In picking Block 79 as the site for the new $45 million Utah Jazz arena, the Salt Lake City Council - acting in its capacity as the city Redevelopment Agency - made the sensible and logical choice.
By whatever measure applied - cost, potential delays, number of private businesses affected, water table, desire of the Jazz ownership - the northern downtown site is best.That location, known as Site A, is bordered by South Temple, First South, Third West and Fourth West. The alternate location, Site B, lies between Third and Fourth South and West Temple and Second West.
It certainly could not have been easy for the RDA to overrule its own Planning Commission, which voted 6-1 earlier this week in favor of Site B. But the compelling arguments in favor of Site A are reflected in the RDA vote - a unanimous 7-0.
The City Council-RDA members are to be commended for their quick decision. Because of the hours of testimony at the hearing this week, it had been thought that a decision might not be made until April 11 at the earliest.
Every move to expedite the new arena is another plus. Plans call for the arena to be completed by Aug. 31, 1991, only 30 days before the start of the National Basketball Association season that year. That doesn't allow a lot of time for delays.
The arena itself will be built by Jazz owner Larry H. Miller, who will raise the necessary $45 million. The property on which the arena will stand is to be acquired by the RDA through a $20 million bond program.
The choice of Site A certainly simplifies the property acquisition. Only four businesses and two major landowners occupy the 10-acre block. Relocation costs reportedly will be zero and demolition costs only $190,000.

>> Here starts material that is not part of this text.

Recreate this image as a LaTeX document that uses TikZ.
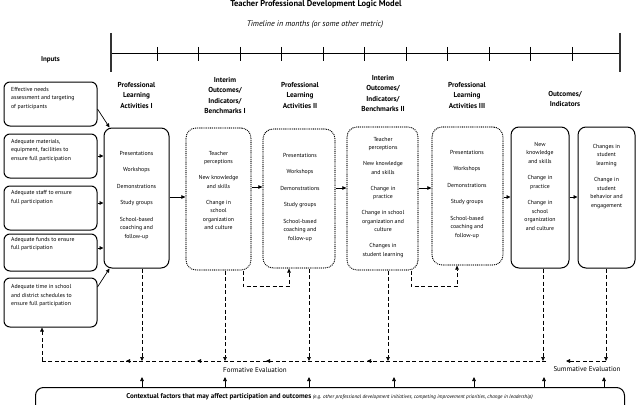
\documentclass[tikz,border=0pt]{standalone}
\usepackage{fontspec}
\setmainfont{PT Sans}
\usetikzlibrary{arrows.meta,calc}
\begin{document}
\begin{tikzpicture}[x=1pt,y=-1pt,
 inbox/.style={draw, line width=1pt, rounded corners=6pt, minimum width=93pt, inner sep=0},
 solidbox/.style={draw, line width=1pt, rounded corners=8pt, inner sep=0},
 dotbox/.style={draw, line width=1.3pt, dash pattern=on 0pt off 1.9pt, line cap=round, rounded corners=10pt, inner sep=0},
 head/.style={font=\fontsize{7.2}{10.5}\selectfont\bfseries, align=center, anchor=north, inner sep=0},
 body/.style={font=\fontsize{5.8}{8.5}\selectfont, align=center, anchor=north, inner sep=0},
 intext/.style={font=\fontsize{5.8}{8.5}\selectfont, align=left, anchor=north west, inner sep=0},
 arr/.style={line width=0.7pt, -{Triangle[length=4pt,width=3.6pt]}},
 dsh/.style={line width=0.6pt, dash pattern=on 4pt off 2.5pt},
 darr/.style={dsh, -{Triangle[length=4pt,width=3.6pt]}},
 evtext/.style={font=\fontsize{7}{8}\selectfont, inner sep=0},
]
\useasboundingbox (0,0) rectangle (639,404);

% title and timeline
\node[font=\fontsize{8.5}{10}\selectfont\bfseries, anchor=north, inner sep=0] (title) at (316,0.6) {Teacher Professional Development Logic Model};
\node[font=\fontsize{8}{10}\selectfont\itshape, anchor=base] (tltext) at (315,27) {Timeline in months (or some other metric)};
\coordinate (tl0) at (111,53);
\coordinate (tl1) at (620,53);
\draw[line width=0.8pt] (tl0) -- (tl1);
\draw[line width=1.2pt, black!80] (111,33) -- (111,72);
\draw[line width=1.2pt, black!80] (620,33) -- (620,72);
\foreach \i in {0,...,10} \draw[line width=0.8pt] ({157+41.5*\i},47) -- ({157+41.5*\i},61);

\node[font=\fontsize{7}{8}\selectfont\bfseries] (inputs) at (50.5,60) {Inputs};

% input boxes
\node[inbox, minimum height=44pt] (in1) at (50.5,104) {};
\node[inbox, minimum height=44pt] (in2) at (50.5,156) {};
\node[inbox, minimum height=44pt] (in3) at (50.5,208) {};
\node[inbox, minimum height=37pt] (in4) at (50.5,252.5) {};
\node[inbox, minimum height=49pt] (in5) at (50.5,302.5) {};
\node[intext] (in1t) at (11,87) {Effective needs\\assessment and targeting\\of participants};
\node[intext] (in2t) at (11,139) {Adequate materials,\\equipment, facilities to\\ensure full participation};
\node[intext] (in3t) at (11,190.5) {Adequate staff to ensure\\full participation};
\node[intext] (in4t) at (11,237) {Adequate funds to ensure\\full participation};
\node[intext] (in5t) at (11,284.5) {Adequate time in school\\and district schedules to\\ensure full participation};

% main boxes
\node[solidbox, minimum width=65pt, minimum height=140pt] (pla1) at (136.5,198) {};
\node[dotbox, minimum width=65pt, minimum height=142pt] (io1) at (218.5,199) {};
\node[dotbox, minimum width=72pt, minimum height=139pt] (pla2) at (299,198.5) {};
\node[dotbox, minimum width=71pt, minimum height=143pt] (io2) at (382.5,198.5) {};
\node[dotbox, minimum width=71pt, minimum height=138pt] (pla3) at (467.5,196) {};
\node[solidbox, minimum width=58pt, minimum height=141pt] (out1) at (540,197.5) {};
\node[solidbox, minimum width=57pt, minimum height=141pt] (out2) at (606.5,197.5) {};

% headings
\node[head] (pla1h) at (136.5,82) {Professional\\Learning\\Activities I};
\node[head] (io1h) at (225,77) {Interim\\Outcomes/\\Indicators/\\Benchmarks I};
\node[head] (pla2h) at (300,82) {Professional\\Learning\\Activities II};
\node[head] (io2h) at (383,75) {Interim\\Outcomes/\\Indicators/\\Benchmarks II};
\node[head] (pla3h) at (467,82) {Professional\\Learning\\Activities III};
\node[head] (outh) at (565,91) {Outcomes/\\Indicators};

% body texts
\node[body] (pla1t) at (136.5,151) {Presentations\\[8pt]Workshops\\[8pt]Demonstrations\\[8pt]Study groups\\[8pt]School-based\\coaching and\\follow-up};
\node[body] (io1t) at (218.5,151) {Teacher\\perceptions\\[7.5pt]New knowledge\\and skills\\[7.5pt]Change in\\school\\organization\\and culture};
\node[body] (pla2t) at (300,153) {Presentations\\[8pt]Workshops\\[8pt]Demonstrations\\[8pt]Study groups\\[8pt]School-based\\coaching and\\follow-up};
\node[body] (io2t) at (383,137) {Teacher\\perceptions\\[7.5pt]New knowledge\\and skills\\[7.5pt]Change in\\practice\\[7.5pt]Change in school\\organization and\\culture\\[7.5pt]Changes in\\student learning};
\node[body] (pla3t) at (467,150) {Presentations\\[8pt]Workshops\\[8pt]Demonstrations\\[8pt]Study groups\\[8pt]School-based\\coaching and\\follow-up};
\node[body] (out1t) at (540,142) {New\\knowledge\\and skills\\[8pt]Change in\\practice\\[8pt]Change in\\school\\organization\\and culture};
\node[body] (out2t) at (606.5,144) {Changes in\\student\\learning\\[8pt]Change in\\student\\behavior and\\engagement};

% input arrows
\coordinate (y156) at (0,156);
\coordinate (y203) at (0,203);
\coordinate (y248) at (0,248);
\draw[arr] ([yshift=-5pt]in1.east) -- ([xshift=6pt]pla1.north west);
\draw[arr] (in2.east |- y156) -- (pla1.west |- y156);
\draw[arr] (in3.east |- y203) -- (pla1.west |- y203);
\draw[arr] (in4.east |- y248) -- (pla1.west |- y248);
\draw[arr] ([yshift=15.5pt]in5.east) -- ([xshift=6pt]pla1.south west);

% arrows between boxes
\coordinate (y197) at (0,197);
\coordinate (y187) at (0,187);
\coordinate (y188) at (0,188);
\draw[arr] (pla1.east |- y197) -- (io1.west |- y197);
\draw[arr] (io1.east |- y187) -- (pla2.west |- y187);
\draw[arr] (pla2.east |- y188) -- (io2.west |- y188);
\draw[arr] (io2.east |- y188) -- (pla3.west |- y188);
\draw[arr] (pla3.east |- y197) -- (out1.west |- y197);
\draw[arr] (out1.east |- y197) -- (out2.west |- y197);

% feedback loops
\draw[darr] ([xshift=24.5pt]io1.south) -- ++(0,16) -| ([xshift=-10pt]pla2.south);
\draw[darr] ([xshift=28.5pt]io2.south) -- ++(0,16) -| ([xshift=-10.5pt]pla3.south);

% evaluation line
\coordinate (ev1) at (142,361);
\coordinate (ev2) at (225,361);
\coordinate (ev3) at (309,361);
\coordinate (ev4) at (388,361);
\coordinate (ev5) at (543,361);
\coordinate (ev6) at (606,361);
\coordinate (evL) at (42,361);
\coordinate (evR) at (546,361);
\draw[darr] ([xshift=5.5pt]pla1.south) -- (ev1);
\draw[darr] ([xshift=6.5pt]io1.south) -- (ev2);
\draw[darr] ([xshift=10pt]pla2.south) -- (ev3);
\draw[darr] ([xshift=5.5pt]io2.south) -- (ev4);
\draw[darr] ([xshift=3pt]out1.south) -- (ev5);
\draw[darr] ([xshift=-0.5pt]out2.south) -- (ev6);
\draw[dsh] (evR) -- (evL);
\draw[darr] (evL) -- (in5.south -| evL);
\foreach \x in {126,197,266,367} \draw[arr] (\x+5,361) -- (\x,361);
\draw[dsh] (ev6) -- (571,361);
\draw[arr] (571,361) -- (566,361);
\node[evtext] (form) at (255,370) {Formative Evaluation};
\node[evtext] (summ) at (587,369) {Summative Evaluation};

% contextual factors
\node[draw, line width=1pt, rounded corners=8pt, minimum width=589pt, minimum height=40pt, anchor=north west, inner sep=0] (ctx) at (35,387) {};
\node[font=\fontsize{7}{8}\selectfont, inner sep=0] (ctxt) at (329.5,397) {\bfseries Contextual factors that may affect participation and outcomes \mdseries\itshape\fontsize{5.2}{6}\selectfont (e.g. other professional development initiatives, competing improvement priorities, change in leadership)};
\foreach \x in {142,225,309,394,474,544,604} \draw[arr] (ctx.north -| \x,0) -- (\x,377);
\end{tikzpicture}
\end{document}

By contrast, Site B has more than a dozen businesses. Relocation costs would have been $275,000 and demolition $320,000. In addition, the business owners had threatened court action to stall condemnation of their property.
The RDA choice also follows the recommendation of the arena architect and a Regional/Urban Design Assistance Team. The R/UDAT group, composed of out-of-state consultants who studied the city last year, said the northern site was best for an arena because it tied into an "entertainment, arts and sports district" already anchored in the area by the Salt Palace.
Now that the site decision has been made, all parties need to push ahead with the new Jazz arena and guarantee that major league professional basketball will remain part of Utah.